Twisted arrow categories, operads and Segal conditions

TL;DR

This paper introduces twisted arrow categories for operads and their algebras, connecting various known categories to operadic structures and exploring their properties as Segal presheaves, Reedy categories, and related constructs.

Contribution

It defines twisted arrow categories for operads and algebras, linking classical categories to operadic frameworks and analyzing their categorical and homotopical properties.

Findings

Twisted arrow categories of operads include classical categories like Δ, Γ, Λ, and Ω.

They admit Segal and 2-Segal presheaves, or decomposition spaces.

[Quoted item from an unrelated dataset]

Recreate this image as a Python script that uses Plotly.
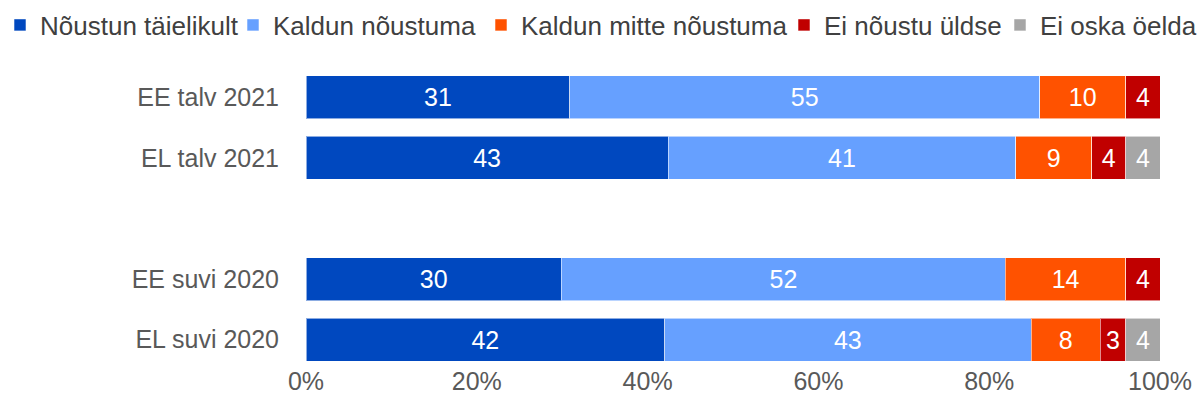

Under mild conditions, these categories are generalized Reedy.

Abstract

We introduce twisted arrow categories of operads and of algebras over operads. Up to equivalence of categories, the simplex category $\Delta$, Segal's category $\Gamma$, Connes cyclic category $\Lambda$, Moerdijk-Weiss dendroidal category $\Omega$, and categories similar to graphical categories of Hackney-Robertson-Yau are twisted arrow categories of symmetric or cyclic operads. Twisted arrow categories of operads admit Segal presheaves and 2-Segal presheaves, or decomposition spaces. Twisted arrow category of an operad $P$ is the $(\infty, 1)$-localization of the corresponding category $\Omega/P$ by the boundary preserving morphisms. Under mild assumptions, twisted arrow categories of operads, and closely related universal enveloping categories, are generalized Reedy. We also introduce twisted arrow operads, which are related to Baez--Dolan plus construction.